Last time I bought these karelas to prepare some new recipe, and I was postponing it every day till they became soft and ripe. They looked so good when I cut them; I didn’t feel like throwing them away. So, I thought of making a pickle with it and I’m glad for that little thought that occurred at the right time! Oh, it tasted so delicious that no one would ever guess that it was a karela pickle. In fact, when I served it on the table we had a guessing game with the kids and none of them could guess that it was karela. I told my kids after they finished it all with rice. 😀 Next time when you see karelas ripened in your fridge, don’t just throw them away. Now you’ve a recipe to make good use of ’em!
Click here for the recipes of other chutneys & pickles on my blog.
Karela Pickle Recipe:
Wash and cut the bitter gourd into desired sizes. Discard the seeds. I use them with the peel itself but for whatever reason, if you don’t like the skin, then you can just scrape it before use, thus reducing the bitterness of the karela.
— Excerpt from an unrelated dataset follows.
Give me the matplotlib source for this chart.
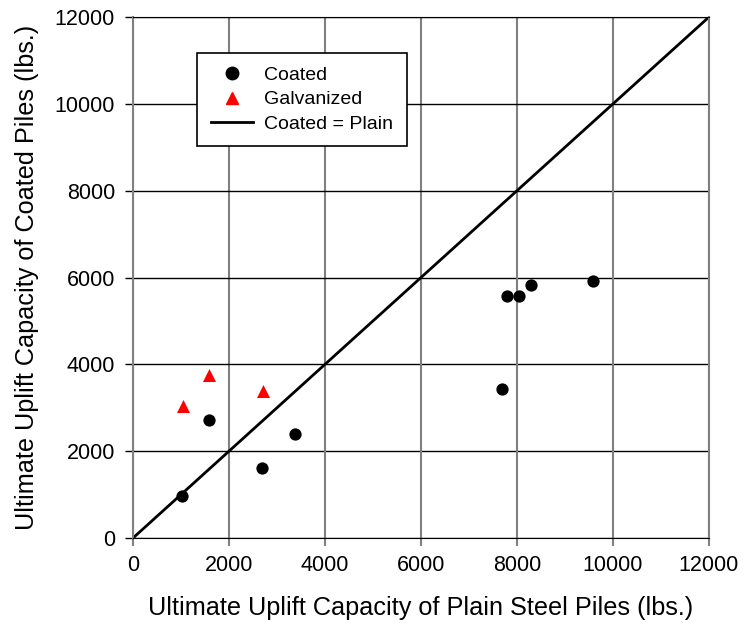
import matplotlib
matplotlib.use("Agg")
import matplotlib.pyplot as plt
from matplotlib.lines import Line2D

plt.rcParams['font.family'] = ['Liberation Sans', 'DejaVu Sans']

coated_x = [1020, 1580, 2680, 3370, 7680, 7800, 8050, 8300, 9580]
coated_y = [970, 2720, 1620, 2390, 3425, 5580, 5580, 5835, 5930]
galv_x = [1050, 1590, 2700]
galv_y = [3045, 3750, 3385]
line_x = [0, 12000]
line_y = [0, 12000]
ticks = [0, 2000, 4000, 6000, 8000, 10000, 12000]

fig = plt.figure(figsize=(7.43, 6.23), dpi=100)
ax = fig.add_axes([133/743, 1 - 538/623, (709-133)/743, (538-17)/623])

gray = '#808080'
for t in ticks:
    ax.axvline(t, color=gray, lw=1.5, zorder=1)
    ax.axhline(t, color='black', lw=1.0, zorder=1)

ax.plot(line_x, line_y, color='black', lw=2, zorder=2)
ax.scatter(coated_x, coated_y, marker='o', s=78, color='black', zorder=3, linewidths=0)
ax.scatter(galv_x, galv_y, marker='^', s=88, color='#ff0000', zorder=3, linewidths=0)

ax.set_xlim(0, 12000)
ax.set_ylim(0, 12000)
ax.set_xticks(ticks)
ax.set_yticks(ticks)
ax.tick_params(axis='x', direction='out', length=6, width=1.5, color=gray, labelsize=15.5, pad=6)
ax.tick_params(axis='y', direction='out', length=6, width=1.0, color='black', labelsize=15.5, pad=7)
ax.spines['left'].set_color(gray)
ax.spines['right'].set_color(gray)
ax.spines['left'].set_linewidth(1.5)
ax.spines['right'].set_linewidth(1.5)
ax.spines['top'].set_color('black')
ax.spines['bottom'].set_color('black')

ax.set_xlabel('Ultimate Uplift Capacity of Plain Steel Piles (lbs.)', fontsize=18.2, labelpad=15)
ax.set_ylabel('Ultimate Uplift Capacity of Coated Piles (lbs.)', fontsize=18.2, labelpad=11)

handles = [
    Line2D([], [], marker='o', color='black', linestyle='none', markersize=9),
    Line2D([], [], marker='^', color='#ff0000', linestyle='none', markersize=9),
    Line2D([], [], color='black', lw=2),
]
labels = ['Coated', 'Galvanized', 'Coated = Plain']
leg = ax.legend(handles, labels, loc='upper left', bbox_to_anchor=((197-133)/576, 1 - (53-17)/521),
                fontsize=14, frameon=True, fancybox=False, edgecolor='black', framealpha=1,
                handlelength=2.2, borderpad=0.7, labelspacing=0.34, handletextpad=0.55,
                borderaxespad=0)
leg.get_frame().set_linewidth(1.2)
leg.set_zorder(5)

fig.savefig('out.png', dpi=100)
Heat oil in a saucepan, and add minced garlic. If you’re making it for festive days and want to make it a no-garlic recipe you can just skip it. Add dry red chilies and fry them. Add in the karela slices. Add some turmeric powder and salt to taste. Cook them on medium heat till they become soft and their raw flavor vanishes. I also added one medium sized tomato that was cut into cubes to the karelas.
Once the karela and tomatoes have cooked well and the water from the tomatoes gets absorbed, add some soaked tamarind or tamarind paste. Also add in spices like red chili powder, cumin powder and coriander powder and immediately turn the heat off. Let this mixture cool down.
Grind it in the blender coarsely and season it with the tempering. For tempering please follow the same procedure as other chutneys. Transfer it into a bottle or an airtight container and store for later use. This karela pickle goes well with roti, paratha or even with a dosa. You can also mix it in plain rice and have it. Enjoy this healthy, tasty and flavorful karela pickle in your meal!